Software pipelining is an optimization for improving ILP by overlapping loop iterations. Swing Modulo Scheduling (SMS) is an implementation of software pipelining that attempts to reduce register pressure and generating efficient pipelines with a low compile-time cost.

This implementation of SMS is a target-independent back-end pass. When enabled, the pass runs just prior to the register allocation pass, while the machine IR is in SSA form. If software pipelining is successful, then the original loop is replaced by the optimized loop. The optimized loop contains one or more prolog blocks, the pipelined kernel, and one or more epilog blocks.

The SMS implementation is an extension of the ScheduleDAGInstrs class. We represent loop carried dependences in the DAG as order edges to the Phi nodes. We also perform several passes over the DAG to eliminate unnecessary edges that inhibit the ability to pipeline. The implementation uses the DFAPacketizer class to compute the minimum initiation interval and the check where an instruction may be inserted in the pipelined schedule.

In order for the SMS pass to work, several target specific hooks need to be implemented to get information about the loop structure and to rewrite instructions. This patch implements the target hooks for Hexagon.

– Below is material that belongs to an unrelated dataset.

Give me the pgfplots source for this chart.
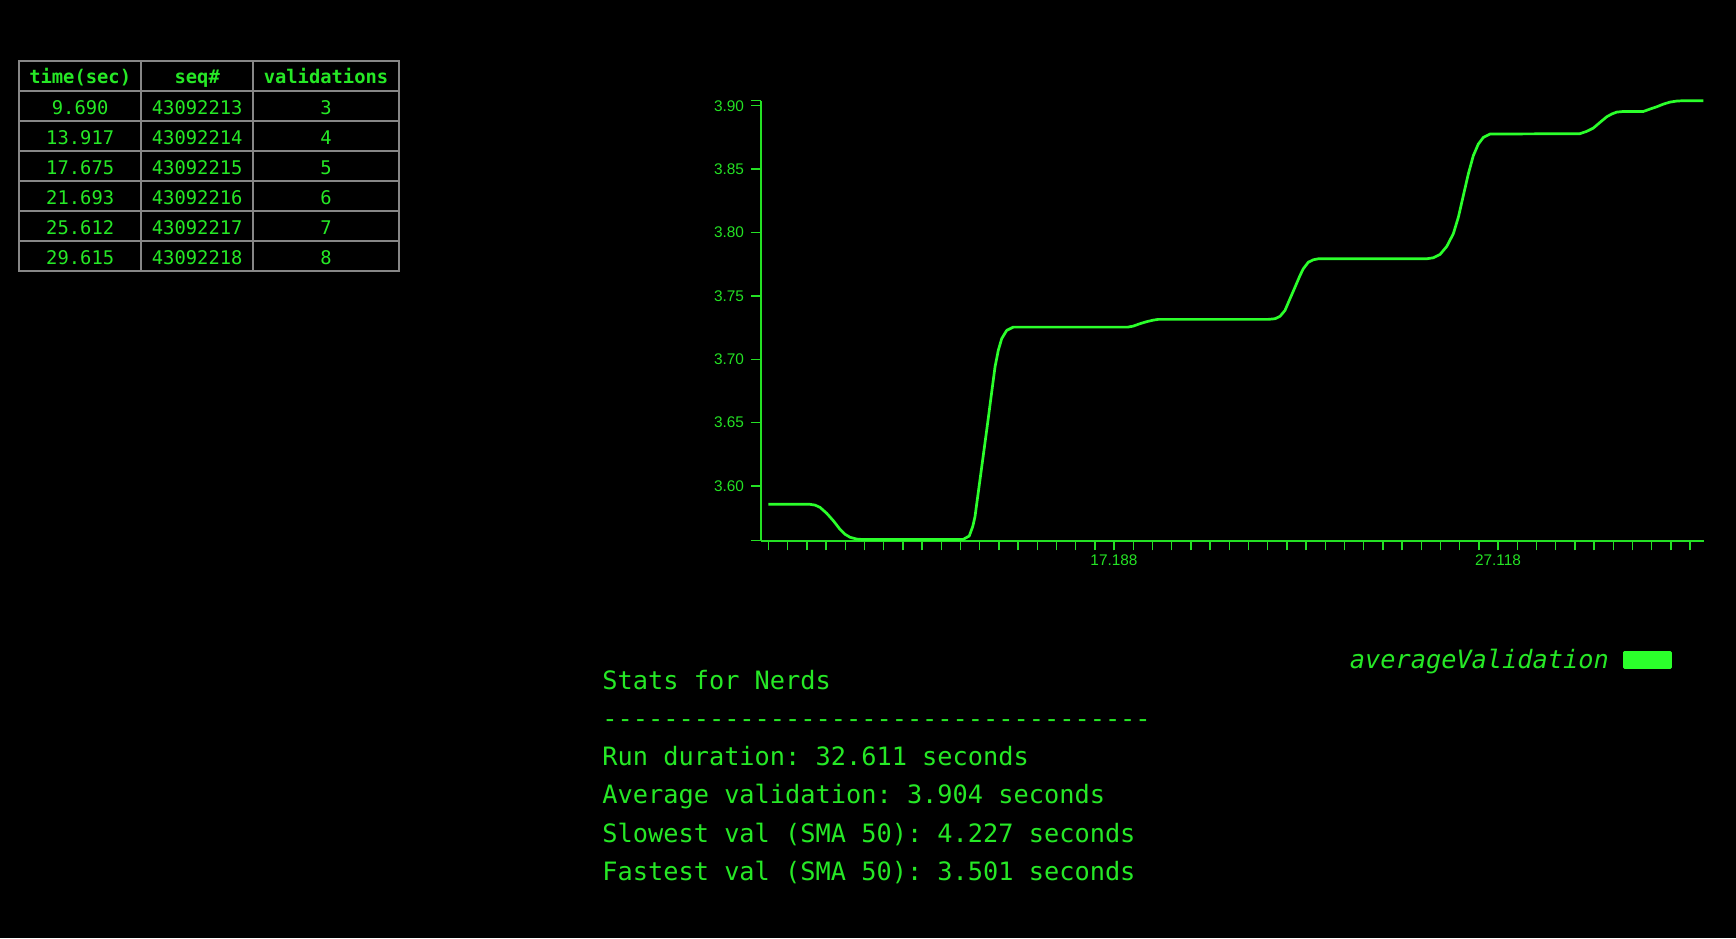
\documentclass[border=0pt]{standalone}
\usepackage{fontspec}
\setmonofont{DejaVu Sans Mono}
\newfontfamily\tickfont{Liberation Sans}
\usepackage{pgfplots}
\pgfplotsset{compat=1.18}
\definecolor{curvegreen}{RGB}{43,255,43}
\definecolor{textgreen}{RGB}{38,232,38}
\definecolor{axisgreen}{RGB}{36,225,36}
\definecolor{gridgray}{RGB}{135,135,135}
\begin{document}
\begin{tikzpicture}
\fill[black] (0pt,0pt) rectangle (868pt,469pt);
% ---- table ----
\begin{scope}[line width=0.9pt, draw=gridgray]
\draw (9.5pt,333.5pt) rectangle (199.5pt,438.5pt);
\foreach \yy in {423.5,408.5,393.5,378.5,363.5,348.5} {\draw (9.5pt,\yy pt) -- (199.5pt,\yy pt);}
\foreach \xx in {70.65,126.5} {\draw (\xx pt,333.5pt) -- (\xx pt,438.5pt);}
\end{scope}
\begin{scope}[every node/.style={anchor=base, inner sep=0pt, text=textgreen, font=\ttfamily\fontsize{9.4}{11}\selectfont}]
\node[font=\ttfamily\bfseries\fontsize{9.4}{11}\selectfont] at (40.1pt,427.3pt) {time(sec)};
\node[font=\ttfamily\bfseries\fontsize{9.4}{11}\selectfont] at (98.6pt,427.3pt) {seq\#};
\node[font=\ttfamily\bfseries\fontsize{9.4}{11}\selectfont] at (163pt,427.3pt) {validations};
\node at (40.1pt,411.5pt) {9.690};   \node at (98.6pt,411.5pt) {43092213}; \node at (163pt,411.5pt) {3};
\node at (40.1pt,396.5pt) {13.917};  \node at (98.6pt,396.5pt) {43092214}; \node at (163pt,396.5pt) {4};
\node at (40.1pt,381.5pt) {17.675};  \node at (98.6pt,381.5pt) {43092215}; \node at (163pt,381.5pt) {5};
\node at (40.1pt,366.5pt) {21.693};  \node at (98.6pt,366.5pt) {43092216}; \node at (163pt,366.5pt) {6};
\node at (40.1pt,351.5pt) {25.612};  \node at (98.6pt,351.5pt) {43092217}; \node at (163pt,351.5pt) {7};
\node at (40.1pt,336.5pt) {29.615};  \node at (98.6pt,336.5pt) {43092218}; \node at (163pt,336.5pt) {8};
\end{scope}
% ---- stats ----
\begin{scope}[every node/.style={anchor=base west, inner sep=0pt, text=textgreen, font=\ttfamily\fontsize{12.65}{15}\selectfont}]
\node at (301pt,124pt) {Stats for Nerds};
\node at (301pt,105pt) {------------------------------------};
\node at (301pt,86pt) {Run duration: 32.611 seconds};
\node at (301pt,67pt) {Average validation: 3.904 seconds};
\node at (301pt,48pt) {Slowest val (SMA 50): 4.227 seconds};
\node at (301pt,29pt) {Fastest val (SMA 50): 3.501 seconds};
\end{scope}
% ---- chart ----
\begin{axis}[
  at={(380.35pt,198.65pt)}, anchor=south west,
  scale only axis, width=471.65pt, height=220pt,
  xmin=8.052, xmax=32.445, ymin=3.5569, ymax=3.904,
  axis x line*=bottom, axis y line*=left,
  x axis line style={-}, y axis line style={-},
  axis line style={draw=axisgreen, line width=1pt},
  tick align=outside, major tick length=4.8pt,
  tick style={draw=axisgreen, line width=0.7pt},
  xtick={8.251,8.7475,...,32.1}, xticklabels={},
  extra x ticks={17.188,27.118}, extra x tick labels={17.188,27.118},
  extra x tick style={xticklabel style={yshift=1.1pt}},
  ytick={3.60,3.65,3.70,3.75,3.80,3.85,3.90},
  yticklabels={3.60,3.65,3.70,3.75,3.80,3.85,3.90},
  extra y ticks={3.5569,3.904}, extra y tick labels={,},
  tick label style={font=\tickfont\fontsize{7.7}{9}\selectfont, text=axisgreen},
  clip=false,
  legend plot pos=right,
  legend style={at={(0.966,-0.271)}, anchor=east, draw=none, fill=none,
    inner sep=0pt, column sep=5pt, text=textgreen,
    font=\ttfamily\itshape\fontsize{12.65}{15}\selectfont},
  legend image code/.code={\fill[curvegreen] (0pt,-3.85pt) rectangle (23pt,3.85pt);},
]
\addplot[curvegreen, line width=1.35pt, line join=round] coordinates {
(8.251,3.5856) (9.327,3.5856)
(9.456,3.5850) (9.586,3.5832) (9.759,3.5785) (9.929,3.5727) (10.102,3.5659) (10.232,3.5620) (10.361,3.5596) (10.535,3.5582) (10.70,3.5578)
(13.249,3.5578)
(13.291,3.5580) (13.444,3.5606) (13.534,3.5680) (13.593,3.5758) (13.896,3.6441) (14.111,3.6939) (14.196,3.7071) (14.284,3.7163) (14.413,3.7228) (14.584,3.7254)
(17.550,3.7254)
(17.687,3.7262) (17.860,3.7281) (18.034,3.7297) (18.204,3.7309) (18.334,3.7315)
(21.178,3.7315)
(21.351,3.7320) (21.481,3.7339) (21.610,3.7386) (21.739,3.7478) (21.869,3.7569) (21.998,3.7661) (22.083,3.7714) (22.213,3.7766) (22.342,3.7785) (22.471,3.7793)
(25.274,3.7793)
(25.445,3.7801) (25.618,3.7827) (25.792,3.7890) (25.962,3.7990) (26.092,3.8120) (26.221,3.8291) (26.350,3.8462) (26.479,3.8606) (26.609,3.8698) (26.738,3.8750) (26.911,3.8777)
(29.239,3.8780)
(29.412,3.8798) (29.583,3.8824) (29.756,3.8869) (29.929,3.8913) (30.058,3.8935) (30.188,3.8950) (30.358,3.8955)
(30.876,3.8955)
(31.049,3.8974) (31.222,3.8992) (31.393,3.9013) (31.566,3.9029) (31.739,3.9037) (31.910,3.9040)
(32.427,3.9040)
};
\addlegendentry{averageValidation}
\end{axis}
\end{tikzpicture}
\end{document}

The pipeliner should be easily extendable to work with compare-and-branch loops instead of just hardware loops. I assume that may require some additional support from a target. Also, the implementation assumes the target uses the DFA code for scheduling, but I think it could also be changed to work with the scoreboard structure (or some other mechanism).

The SMS algorithm consists of three main steps after computing the minimal initiation interval (MII).

- Analyze the dependence graph and compute information about each instruction in the graph.
- Order the nodes (instructions) by priority based upon the heuristics described in the algorithm.
- Attempt to schedule the nodes in the specified order using the MII.

If all the instructions can be scheduled in the specified order, then the algorithm is successful. Otherwise, we increase the MII by one and try again. When the algorithm is successful, we need to replace the original loop with one or more prolog blocks, the optimized kernel, and one or more epilog blocks. The number of prolog and epilog blocks depends on the number of stages in the scheduled loop. When creating the new blocks, we need to generate new SSA names and generate Phis for the new kernel and each epilog block. The process of creating the new, pipelined loop is quite complex and hard to understand. This part of the code can certainly use some additional work to simplify and to improve the readability.